Revelle: I am interested in how technology- based media figures into what Encenberger has called the "mind industry" and how artists can use computers as activist tools. I will show the work of Michael Nash, Lisa Link, Craig Freeman and the late Jim Pomeroy and make observations about the subversive potential of digital imagery.

LECTURE
Written on the Wind: Rethinking the Photographic Network
Vince Leo

This talk begins with the premise that photographers depend to a large extent on external circumstances to complete their work. It argues that every photograph is to some greater or lesser degree a collaboration--with history, with other human beings, with natural conditions--and that this relationship, this politics, is the basis for a new practice and aesthetics of photography.

CONFERENCE
Framing the News: New Guideline for Photographic Reproduction in the Computer Age

This Conference is co-sponsored with the Division of Copywright and the New Technologies, Interactive Telecommunications Program, and NYU.

A century and a half after photography's debut there is a revolution in imagemaking that makes photographic images more malleable and requires greater vigilance by photographers, editors and readers - computer imaging. A committee of representatives from news and photographers organizations have drawn up a set of guidelines aimed toward building a consensus among photographers, editors, and the publishing industry.

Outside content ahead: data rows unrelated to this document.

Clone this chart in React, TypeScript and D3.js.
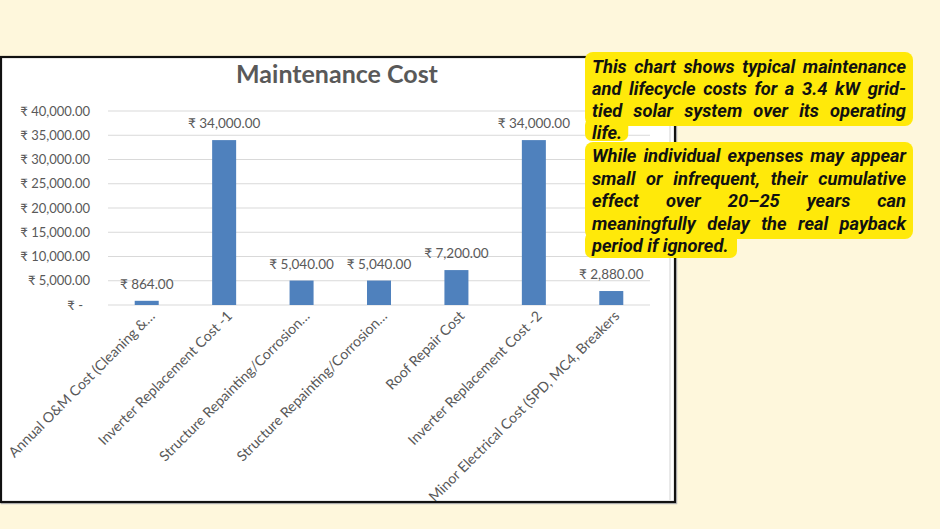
import { useEffect, useRef } from "react";
import * as d3 from "d3";

const categories = [
  "Annual O&M Cost (Cleaning &…",
  "Inverter Replacement Cost -1",
  "Structure Repainting/Corrosion…",
  "Structure Repainting/Corrosion…",
  "Roof Repair Cost",
  "Inverter Replacement Cost -2",
  "Minor Electrical Cost (SPD, MC4, Breakers",
];
const costs = [864, 34000, 5040, 5040, 7200, 34000, 2880];
const yTicks = [0, 5000, 10000, 15000, 20000, 25000, 30000, 35000, 40000];

const noteP1 = [
  "This chart shows typical maintenance",
  "and lifecycle costs for a 3.4 kW grid-",
  "tied solar system over its operating",
  "life.",
];
const noteP2 = [
  "While individual expenses may appear",
  "small or infrequent, their cumulative",
  "effect over 20–25 years can",
  "meaningfully delay the real payback",
  "period if ignored.",
];

const W = 940;
const H = 529;
const chartFont = "Lato, 'Noto Sans', sans-serif";
const noteFont = "Roboto, 'Open Sans', sans-serif";

const rupee = (v: number) => (v === 0 ? "₹ -" : "₹ " + d3.format(",.2f")(v));

export default function App() {
  const ref = useRef<SVGSVGElement>(null);

  useEffect(() => {
    const svg = d3.select(ref.current);
    svg.selectAll("*").remove();

    svg.append("rect").attr("width", W).attr("height", H).attr("fill", "#FEF7DC");

    // chart card
    svg.append("defs").append("clipPath").attr("id", "card")
      .append("rect").attr("x", 2).attr("y", 57).attr("width", 673).attr("height", 444);
    svg.append("rect")
      .attr("x", 1.5).attr("y", 57.5).attr("width", 675).attr("height", 446)
      .attr("fill", "none").attr("stroke", "#bbb").attr("stroke-width", 1.5);
    svg.append("rect")
      .attr("x", 1).attr("y", 57).attr("width", 674).attr("height", 445)
      .attr("fill", "#fff").attr("stroke", "#111").attr("stroke-width", 2.2);

    const g = svg.append("g").attr("clip-path", "url(#card)");

    const x = d3.scaleBand<number>()
      .domain(d3.range(categories.length))
      .range([108, 650])
      .paddingInner(0.69)
      .paddingOuter(0.345);
    const y = d3.scaleLinear().domain([0, 40000]).range([305, 111]);

    // faint leftover edge line
    g.append("line")
      .attr("x1", 670).attr("x2", 670).attr("y1", 120).attr("y2", 500)
      .attr("stroke", "#e2e2e2").attr("stroke-width", 1.5);

    g.selectAll(".grid")
      .data(yTicks)
      .enter()
      .append("line")
      .attr("x1", 108).attr("x2", 650)
      .attr("y1", (d) => y(d)).attr("y2", (d) => y(d))
      .attr("stroke", "#D9D9D9").attr("stroke-width", 1.2);

    // y axis
    const yAxis = g.append("g")
      .attr("transform", "translate(108,0)")
      .call(d3.axisLeft(y).tickValues(yTicks).tickSize(0).tickPadding(18).tickFormat((d: any) => rupee(+d)));
    yAxis.select(".domain").remove();
    yAxis.selectAll("text")
      .attr("font-family", chartFont)
      .attr("font-size", 13)
      .attr("fill", "#595959")
      .attr("dx", (d: any) => (d === 0 ? -7 : 0));

    // bars
    g.selectAll(".bar")
      .data(costs)
      .enter()
      .append("rect")
      .attr("x", (_d, i) => x(i)!)
      .attr("width", x.bandwidth())
      .attr("y", (d) => y(d))
      .attr("height", (d) => y(0) - y(d))
      .attr("fill", "#4F81BD");

    // value labels
    g.selectAll(".val")
      .data(costs)
      .enter()
      .append("text")
      .attr("x", (_d, i) => x(i)! + x.bandwidth() / 2)
      .attr("y", (d) => y(d) - 12)
      .attr("text-anchor", "middle")
      .attr("font-family", chartFont)
      .attr("font-size", 13.5)
      .attr("fill", "#595959")
      .text((d) => rupee(d));

    // category labels
    g.selectAll(".cat")
      .data(categories)
      .enter()
      .append("text")
      .attr("transform", (_d, i) => `translate(${x(i)! + x.bandwidth() / 2 + 9},${317}) rotate(-45)`)
      .attr("text-anchor", "end")
      .attr("font-family", chartFont)
      .attr("font-size", 14.2)
      .attr("fill", "#595959")
      .text((d) => d);

    // title
    g.append("text")
      .attr("x", 337).attr("y", 83)
      .attr("text-anchor", "middle")
      .attr("font-family", chartFont)
      .attr("font-size", 25)
      .attr("font-weight", 700)
      .attr("fill", "#595959")
      .text("Maintenance Cost");

    // note with highlight
    const note = svg.append("g");
    const yellow = "#FFE90A";
    const left = 592;
    const right = 906;
    let fs = 16;

    const measure = (s: string) => {
      const t = note.append("text")
        .attr("font-family", noteFont).attr("font-size", fs)
        .attr("font-weight", 700).attr("font-style", "italic")
        .text(s);
      const w = (t.node() as SVGTextElement).getComputedTextLength();
      t.remove();
      return w;
    };
    // fit font so the first line sets naturally across the column
    fs = Math.min(18.3, (16 * (right - left - 6)) / measure(noteP1[0]));
    const space = measure("a a") - measure("aa");

    const lifeW = measure("life.");
    const periodW = measure("period if ignored.");

    note.append("rect").attr("x", 585).attr("y", 52).attr("width", 328).attr("height", 74).attr("rx", 8).attr("fill", yellow);
    note.append("rect").attr("x", 585).attr("y", 118).attr("width", Math.max(43, lifeW + 13)).attr("height", 23).attr("rx", 7).attr("fill", yellow);
    note.append("rect").attr("x", 585).attr("y", 142).attr("width", 328).attr("height", 97).attr("rx", 8).attr("fill", yellow);
    note.append("rect").attr("x", 585).attr("y", 232).attr("width", Math.max(152, periodW + 14)).attr("height", 26).attr("rx", 7).attr("fill", yellow);

    const drawLines = (lines: string[], baselines: number[]) => {
      lines.forEach((line, li) => {
        const words = line.split(" ");
        const last = li === lines.length - 1;
        const widths = words.map(measure);
        const total = d3.sum(widths);
        const gap = last || words.length < 2 ? space : (right - left - total) / (words.length - 1);
        let cx = left;
        words.forEach((w, wi) => {
          note.append("text")
            .attr("x", cx).attr("y", baselines[li])
            .attr("font-family", noteFont).attr("font-size", fs)
            .attr("font-weight", 700).attr("font-style", "italic")
            .attr("fill", "#111")
            .text(w);
          cx += widths[wi] + gap;
        });
      });
    };
    drawLines(noteP1, [73, 95, 117, 139]);
    drawLines(noteP2, [162, 184.5, 207, 229.5, 252]);
  }, []);

  return (
    <svg
      ref={ref}
      width={W}
      height={H}
      style={{ position: "absolute", left: 0, top: 0, display: "block" }}
    />
  );
}
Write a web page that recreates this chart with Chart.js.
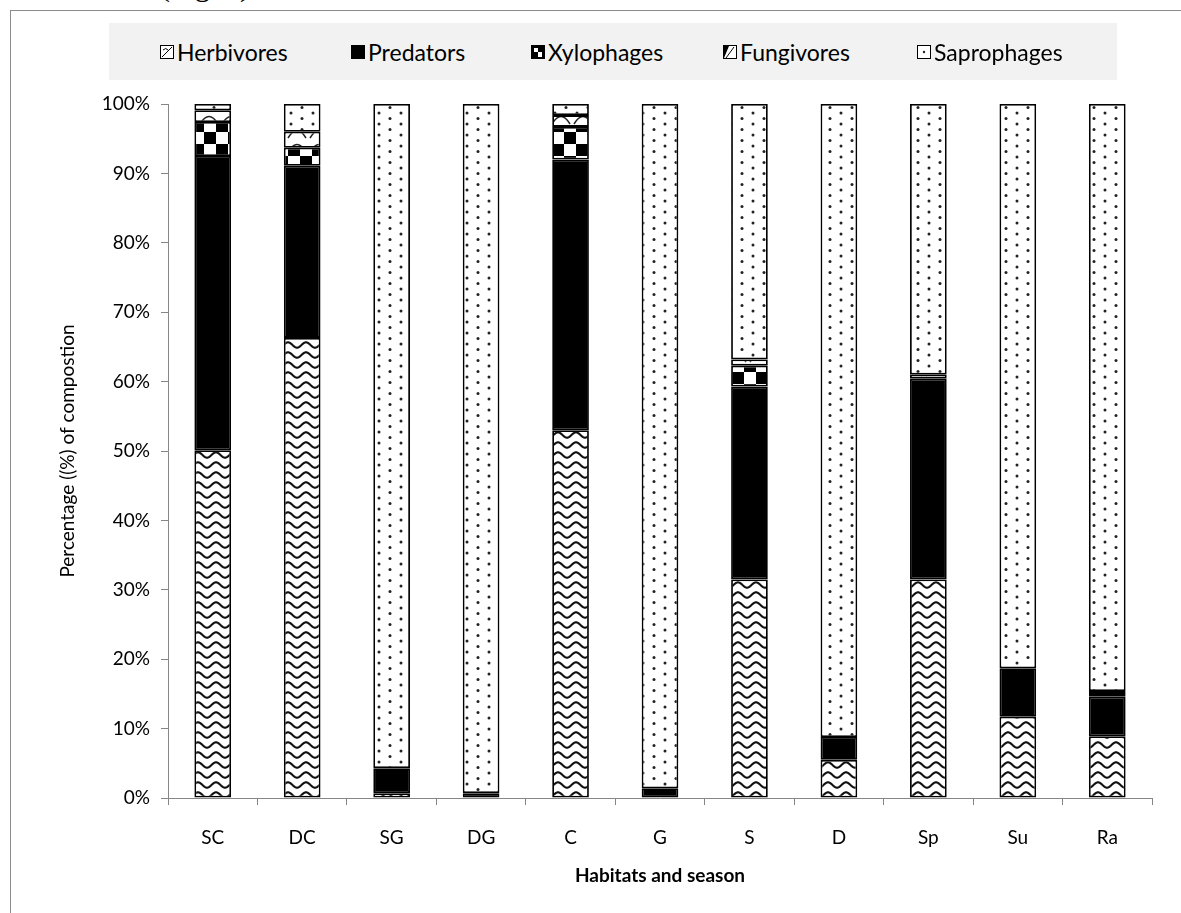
<!DOCTYPE html>
<html><head><meta charset="utf-8">
<script src="https://cdn.jsdelivr.net/npm/chart.js@4"></script>
<style>
html,body{margin:0;padding:0;background:#fff;width:1181px;height:913px;overflow:hidden;font-family:Lato,sans-serif}
#frame{position:absolute;left:10px;top:10px;width:1300px;height:1100px;border-left:1.5px solid #8c8c8c;border-top:1.5px solid #8c8c8c}
#fig{position:absolute;left:160px;top:-30px;font:30px 'Liberation Serif',serif;line-height:32px;white-space:nowrap;color:#000}
#legend{position:absolute;left:109px;top:23px;width:1008px;height:57px;background:#f2f2f2}
.item{position:absolute;top:0;height:57px;display:flex;align-items:center;font-size:23px;color:#000;white-space:nowrap}
.item canvas{width:14px;height:14px;border:1px solid #000;box-sizing:border-box;margin-right:3px}
#c{position:absolute;left:0;top:0}
</style></head>
<body>
<div id="fig">(Fig. 1)</div>
<div id="frame"></div>
<div id="legend"></div>
<canvas id="c" width="1181" height="913"></canvas>
<script>
const categories = ['SC','DC','SG','DG','C','G','S','D','Sp','Su','Ra'];
const herbivores  = [50.1, 66.3, 0.7, 0,    53.0, 0,    31.5, 5.5,  31.5, 11.7, 8.9];
const predators   = [42.4, 24.8, 3.6, 0.7,  39.0, 1.4,  27.8, 3.3,  28.9, 7.0,  5.7];
const xylophages  = [4.9,  2.6,  0,   0,    4.7,  0,    3.0,  0,    0,    0,    0.4];
const fungivores  = [1.7,  2.3,  0,   0,    1.7,  0,    0.9,  0,    0.6,  0,    0.4];
const saprophages = [0.9,  4.0,  95.7,99.3, 1.6,  98.6, 36.8, 91.2, 39.0, 81.3, 84.6];
const seriesNames = ['Herbivores','Predators','Xylophages','Fungivores','Saprophages'];
const yTicks = [0,10,20,30,40,50,60,70,80,90,100];

function tile(w,h,draw){
  const cv=document.createElement('canvas');cv.width=w;cv.height=h;
  const g=cv.getContext('2d');g.fillStyle='#fff';g.fillRect(0,0,w,h);draw(g,w,h);
  return cv;
}
function wave(){return tile(18,10,(g,w,h)=>{
  g.strokeStyle='#111';g.lineWidth=2.1;g.beginPath();
  for(let x=-1;x<=w+1;x+=0.5){const y=5-2.7*Math.cos(2*Math.PI*x/w); if(x<=-1)g.moveTo(x,y);else g.lineTo(x,y);}
  g.stroke();});}
function solid(){return tile(4,4,(g)=>{g.fillStyle='#000';g.fillRect(0,0,4,4);});}
function checker(){return tile(24,24,(g)=>{g.fillStyle='#000';g.fillRect(0,0,12,12);g.fillRect(12,12,12,12);});}
function arches(){return tile(22,14,(g)=>{g.strokeStyle='#222';g.lineWidth=1.5;g.beginPath();g.moveTo(2,12);g.quadraticCurveTo(11,-3,20,12);g.stroke();});}
function dots(){return tile(22,11,(g)=>{g.fillStyle='#222';g.beginPath();g.arc(5,3,1.5,0,Math.PI*2);g.fill();g.beginPath();g.arc(16,8.5,1.5,0,Math.PI*2);g.fill();});}

// small swatch tiles for the legend
const swatchDraw=[
  (g)=>{g.strokeStyle='#000';g.lineWidth=1;g.beginPath();g.moveTo(1,11);g.lineTo(11,1);g.stroke();g.beginPath();g.moveTo(2,4);g.quadraticCurveTo(5,1,7,4);g.stroke();},
  (g)=>{g.fillStyle='#000';g.fillRect(0,0,12,12);},
  (g)=>{g.fillStyle='#000';g.fillRect(0,0,12,12);g.fillStyle='#fff';g.fillRect(2,2,4,4);g.fillRect(6,6,4,5);},
  (g)=>{g.fillStyle='#000';g.beginPath();g.moveTo(0,12);g.lineTo(0,0);g.lineTo(5,0);g.closePath();g.fill();g.strokeStyle='#000';g.lineWidth=1;g.beginPath();g.moveTo(2,12);g.lineTo(10,1);g.stroke();},
  (g)=>{g.fillStyle='#222';g.beginPath();g.arc(6,6,1.2,0,Math.PI*2);g.fill();}
];

const ctx=document.getElementById('c').getContext('2d');
const tiles=[wave(),solid(),checker(),arches(),dots()];
const pats=tiles.map(t=>ctx.createPattern(t,'repeat'));
const values=[herbivores,predators,xylophages,fungivores,saprophages];

// HTML legend
const legLefts=[160,351,531,723,917];
const leg=document.getElementById('legend');
seriesNames.forEach((n,i)=>{
  const d=document.createElement('div');d.className='item';d.style.left=(legLefts[i]-109)+'px';
  const sw=document.createElement('canvas');sw.width=12;sw.height=12;
  const sg=sw.getContext('2d');sg.fillStyle='#fff';sg.fillRect(0,0,12,12);swatchDraw[i](sg);
  d.appendChild(sw);d.appendChild(document.createTextNode(n));leg.appendChild(d);
});

const font='Lato, sans-serif';
new Chart(ctx,{
  type:'bar',
  data:{labels:categories,datasets:seriesNames.map((n,i)=>({
    label:n,data:values[i],backgroundColor:pats[i],borderColor:'#000',borderWidth:1.8,borderSkipped:false,
    barPercentage:0.41,categoryPercentage:1
  }))},
  options:{
    responsive:false,animation:false,
    layout:{padding:{top:104,left:52,right:29,bottom:15}},
    plugins:{legend:{display:false},tooltip:{enabled:false}},
    scales:{
      x:{stacked:true,
        grid:{drawOnChartArea:false,drawTicks:true,tickLength:7,color:'#868686',offset:true},
        border:{display:true,color:'#868686',width:1},
        ticks:{color:'#000',font:{family:font,size:19},padding:21},
        title:{display:true,text:'Habitats and season',color:'#000',font:{family:font,size:19,weight:'bold'},padding:{top:0,bottom:11}},
        afterFit:s=>{s.height=100;}
      },
      y:{stacked:true,min:0,max:100,
        afterBuildTicks:s=>{s.ticks=yTicks.map(v=>({value:v}));},
        grid:{drawOnChartArea:false,drawTicks:true,tickLength:7,color:'#868686'},
        border:{display:true,color:'#868686',width:1},
        ticks:{color:'#000',font:{family:font,size:19},padding:11,callback:v=>v+'%'},
        title:{display:true,text:'Percentage ((%) of compostion',color:'#000',font:{family:font,size:19},padding:{top:4,bottom:0}},
        afterFit:s=>{s.width=116;}
      }
    }
  }
});
</script>
</body></html>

These guidelines will be presented and discussed at this conference.

DISCUSSION
Carole Vance

Carole Vance will talk about the symbolic and cultural politics underlying recent controversies about images and the NEA. She will place art controversies within the larger political struggle to shape culture.

LECTURE
Things That Happen in Museums
Carol Duncan

Following from the premise that "a museum is not the neutral and transparent sheltering space that it is often claimed to be," this lecture will examine the museum as a programmed experience.

TOUR
Museum of Modern Art Print Room
Carol Kismaric

ARTIST PRESENTATION
Coreen Simpson

Using her own work as a starting point, Simpson examines issues of marketability and survival as they relate to artists.

LECTURE
Notes on Organizing "The Mediated Image: American Photography since 1960"
Therese Mulligan

Therese Mulligan will speak on her participation in organizing The Mediated Image: American Photography since 1960 exhibition at the University of New Mexico Art Museum. This exhibition examines the resurgence of montage in American photography over the last three decades.

LECTURE
The Organization and Changing Missions of Art Museums in the USA
Paul DiMaggio

Paul DiMaggio will speak about the organization of U.S. art museums in historical perspective, focusing on changes in the purposes and publics that they have served.

LECTURE
Funding Artists' Work
Roger Bruce

By outlining the grantmaking strategies generally recognized by foundations and other organizations, this talk will examine project sponsorship, fellowships, cash awards, artist colonies, and residencies as a way for photographers to subsidize their aesthetic research and development.

LECTURE
Alternative Venues
Vince Leo

The more rarified the art world becomes the less chance there is for artists and photographers to create work at a grassroots cultural level. This talk will examine various alternative venues--zines, cable access, self-publishing, and telecommunications--as ways for artists to establish and contact their own communities while using different, pre-existing networks.

LECTURE
Beyond Mapplethorpe: Body Politics and Culture War
David Mendoza

A presentation detailing the history of pornography and its evolution and significance in the culture wars. The ground covered includes the 1986 Meese Commission Report, the orchestrated efforts of the religious far right, and the attacks on libraries, the arts, videos stores, etc.